Rabu, 04 November 2020

Kanker Payudara

Baru saja seorang perawat datang curhat tentang keadaan tantenya.

"Sudah 2 minggu berada di rumah, bersama keluarganya datang kembali dari Kota S," dia menyerahkan lembaran hasil pemeriksaan darah rutin.

Dengan kreatif, sampel darah dibawa sendiri olehnya dari kampung lalu dites ke laboratorium rumah sakit.

Saya membaca kertas itu. Kadar eritrosit turun dan hemoglobin hanya berada diangka 2, rendah sekali.

"Butuh sekitar 10 kantong darah? Tiap 1 kantong, memberikan tambahan 1 poin?" Dia bertanya. Saya mengiyakannya.

"Pucat ?"

"Ya"

"Kesadaran menurun?"

"Tidak. Tubuhnya termasuk kuat. Sudah 2 tahun penyakit itu dia derita. Sekarang benjolannya sangat besar," tangannya memperagakan gerakan memutar untuk menerangkan ukurannya.

"Pasti berat badannya turun."

"Ya. Tubuhnya dulu gemuk sekarang sangat kurus," ungkapnya dengan nada sedih.

"Apa yang sudah dilakukan?"

"Cairan infus telah diberikan tapi saya tak berani melakukan transfusi darah karena melanggar etika. Sekarang pakai pengobatan kampung, jampi-jampi dan obat herbal tradisional."

"Bawa saja ke rumah sakit setelah itu kita rujuk ke Kota K!"

Dia berpikir sejenak lalu bertanya, "apakah harus diswab?"

"Ya. Aturan baru setiap pasien rawat inap harus diswab antigen sebelumnya."

"Sepertinya keluarga masih ketakutan untuk diperiksa corona."

Saya tak membantahnya. Kemarin malam, perawat IGD mengatakan bahwa tak sedikit pasien rawat inap batal dirawat karena enggan dites covid-19.

"Apakah ada rasa penyesalan sekarang? Dulu waktu benjolan masih kecil, kenapa tak mau dioperasi?"

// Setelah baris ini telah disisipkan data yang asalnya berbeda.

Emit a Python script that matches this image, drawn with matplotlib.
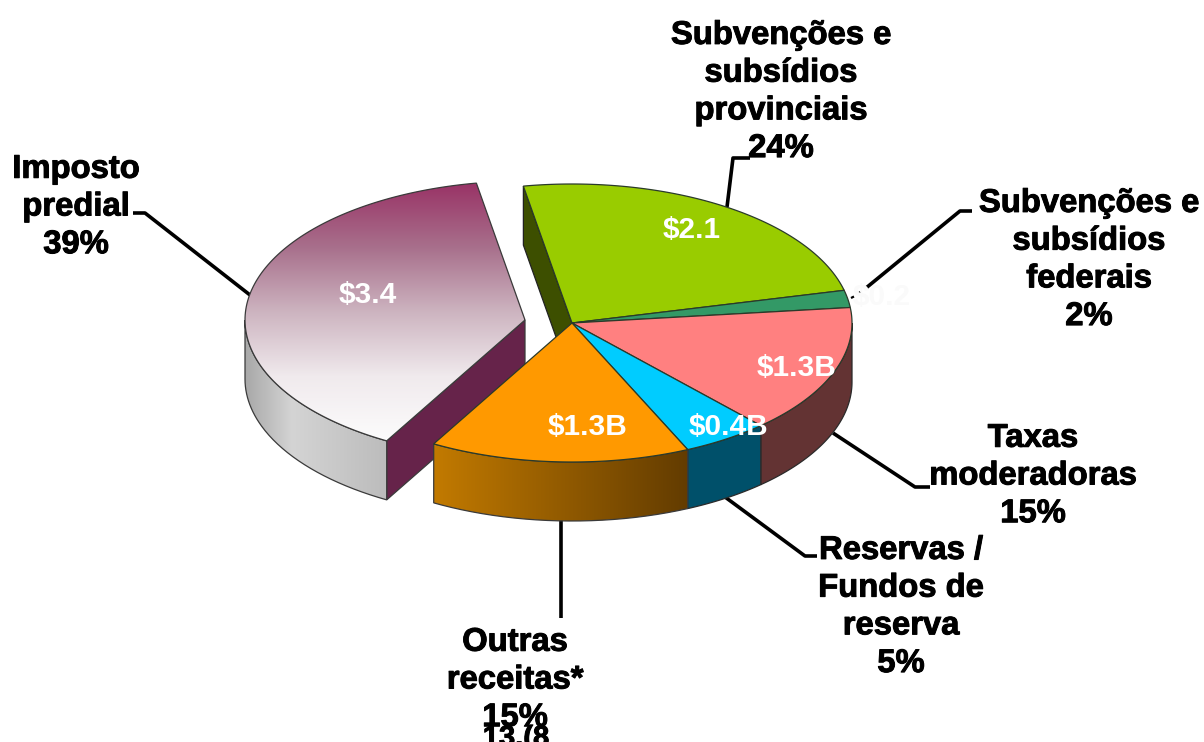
import numpy as np
import matplotlib
matplotlib.use('Agg')
import matplotlib.pyplot as plt
import matplotlib.patheffects as pe
from matplotlib.colors import LinearSegmentedColormap
from matplotlib.patches import PathPatch, Polygon
from matplotlib.path import Path

plt.rcParams['font.family'] = ['Liberation Sans', 'DejaVu Sans']

# clockwise from the top, purple slice last
names = ['Subvenções e\nsubsídios\nprovinciais', 'Subvenções e\nsubsídios\nfederais',
         'Taxas\nmoderadoras', 'Reservas /\nFundos de\nreserva', 'Outras\nreceitas*', 'Imposto\npredial']
shares = [24, 2, 15, 5, 15, 39]
amounts = ['$2.1', '$0.2', '$1.3B', '$0.4B', '$1.3B', '$3.4']

top_colors = ['#99cc00', '#339966', '#ff8080', '#00ccff', '#ff9900', '#993366']
side_colors = ['#3d4f00', '#1f5c3d', '#633333', '#00506a', '#a86e00', '#c4c4c4']

# -------------- pie geometry (pixels) --------------
cx, cy = 572, 323
rx, ry = 280, 139
depth = 59
start = 100
explode = (-47, -3)
# ---------------------------------------------------

fig = plt.figure(figsize=(12.04, 7.42), dpi=100)
ax = fig.add_axes([0, 0, 1, 1])

edges = start - np.cumsum([0] + shares) * 3.6


def rim(a0, a1, x0, y0, dz=0):
    t = np.radians(np.linspace(a0, a1, 120))
    return np.column_stack([x0 + rx * np.cos(t), y0 - ry * np.sin(t) + dz])


def top_path(a0, a1, x0, y0):
    pts = np.vstack([[x0, y0], rim(a0, a1, x0, y0), [x0, y0]])
    return Path(pts)


def side_path(a0, a1, x0, y0):
    outer = rim(a0, a1, x0, y0)
    lower = rim(a1, a0, x0, y0, depth)
    return Path(np.vstack([outer, lower, outer[:1]]))


def gradient_fill(path, colors, z, horizontal=False):
    patch = PathPatch(path, facecolor='none', edgecolor='#3a3a3a', lw=0.9, zorder=z + 0.05)
    ax.add_patch(patch)
    x0, y0 = path.vertices.min(axis=0)
    x1, y1 = path.vertices.max(axis=0)
    grad = np.linspace(0, 1, 256)
    grad = grad[None, :] if horizontal else grad[:, None]
    cmap = LinearSegmentedColormap.from_list('g', colors)
    im = ax.imshow(grad, cmap=cmap, extent=[x0, x1, y1, y0], aspect='auto', zorder=z)
    im.set_clip_path(patch)


# exploded slice, drawn first because orange covers it
px, py = cx + explode[0], cy + explode[1]
a_end, a_start = edges[6], edges[5]   # -260 is the top corner, -119.6 the front corner
corner = rim(a_start, a_start, px, py)[0]
ax.add_patch(Polygon([[px, py], corner, corner + [0, depth], [px, py + depth]],
                     facecolor='#66234a', edgecolor='#3a3a3a', lw=0.9, zorder=1))
gradient_fill(side_path(-180, a_start, px, py), ['#a8a8a8', '#d4d4d4', '#c8c8c8', '#bcbcbc'], 1.1, True)
gradient_fill(top_path(a_start, a_end, px, py), ['#993366', '#a8708c', '#cdb4c0', '#f0eaed', '#fcfcfc'], 1.2)

# inner face of the green slice
corner = rim(edges[0], edges[0], cx, cy)[0]
ax.add_patch(Polygon([[cx, cy], corner, corner + [0, depth], [cx, cy + depth]],
                     facecolor=side_colors[0], edgecolor='#222222', lw=0.9, zorder=1.5))

# outer walls of the front slices
for i in range(1, 5):
    a_top = min(edges[i], 0)
    a_bot = edges[i + 1]
    if a_top <= a_bot:
        continue
    path = side_path(a_bot, a_top, cx, cy)
    if i == 4:
        gradient_fill(path, ['#c27a00', '#633c00'], 1.8, True)
    else:
        ax.add_patch(PathPatch(path, facecolor=side_colors[i], edgecolor='#2a2a2a', lw=0.9, zorder=1.8))

# top faces
for i in range(5):
    ax.add_patch(PathPatch(top_path(edges[i], edges[i + 1], cx, cy), facecolor=top_colors[i],
                           edgecolor='#2a3a2a', lw=0.9, zorder=2))

# leader lines
leaders = [
    ([727, 733, 750], [207, 158, 158]),
    ([866, 960, 972], [288, 211, 211]),
    ([833, 915, 930], [433, 487, 487]),
    ([725, 805, 817], [497, 556, 556]),
    ([561, 561], [520, 618]),
    ([133, 145, 250], [213, 213, 295]),
]
for xs, ys in leaders:
    ax.plot(xs, ys, color='black', lw=2.6, solid_capstyle='butt', zorder=1)
ax.plot([851, 855, 859, 863], [298, 296, 293, 290], color='black', lw=1.6, ls=(0, (1.5, 2)), zorder=1)

# slice names with their share below
label_pos = [(781, 92), (1089, 260), (1033, 476), (901, 607), (515, 680), (76, 207)]
thick = [pe.withStroke(linewidth=0.7, foreground='black')]
for i in range(6):
    ax.text(label_pos[i][0], label_pos[i][1], names[i] + '\n' + str(shares[i]) + '%', ha='center',
            va='center', fontsize=23.6, fontweight='bold', color='black', linespacing=1.28, zorder=5,
            path_effects=thick)
ax.text(516, 738, '13.(8', ha='center', va='center', fontsize=21, fontweight='bold', color='black',
        zorder=4, path_effects=thick)

# amounts on the slices
amount_pos = [(692, 230), (882, 297), (797, 368), (728, 427), (588, 427), (368, 295)]
amount_cols = ['white', '#fafafa', 'white', 'white', 'white', 'white']
for i in range(6):
    ax.text(amount_pos[i][0], amount_pos[i][1], amounts[i], ha='center', va='center', fontsize=21.5,
            fontweight='bold', color=amount_cols[i], zorder=6)

ax.set_xlim(0, 1204)
ax.set_ylim(742, 0)
ax.axis('off')
fig.savefig('out.png', dpi=100)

"Dokter di rumah sakit Kota M sudah berencana melakukan operasi dan pasien setuju tapi sayang suaminya menolak." Suami tantenya saat itu berada di Kota S.

"Apa alasannya?"

"Suaminya terlalu fanatik," ketus perawat yang kreatif itu.

"Maksud fanatik itu bagaimana?"

"Dia bertanya, dokter yang akan melakukan operasi laki-laki ataukah perempuan? Dia lantas menolaknya saat itu juga setelah mendengar jawabannya laki-laki. Maunya dia dokter perempuan."

"Memang ada sebagian kecil beranggapan bahwa dokter dan pasien harus sejenis, sesama laki-laki atau sesama perempuan. Tetapi sebenarnya boleh hukumnya dalam Islam berobat kepada dokter yang beda kelamin."

"Padahal dia sholatnya rajin," sanggahnya.

"Islam itu bukan hanya urusan sholat atau ibadah ritual lainnya. Pemahaman status hukum yang lain selain sholat juga jauh lebih penting."

Diskusi lalu kembali kepada planning selanjutnya. Dia akan menjelaskan bahwa transfusi darah tidak bisa dilakukan di rumah dan harus tes corona sebelumnya.

"Katakan juga kepada mereka tentang apa saja risikonya jika tetap bertahan di rumah dan prognosis penyakit kronis stadium 4 versi medis."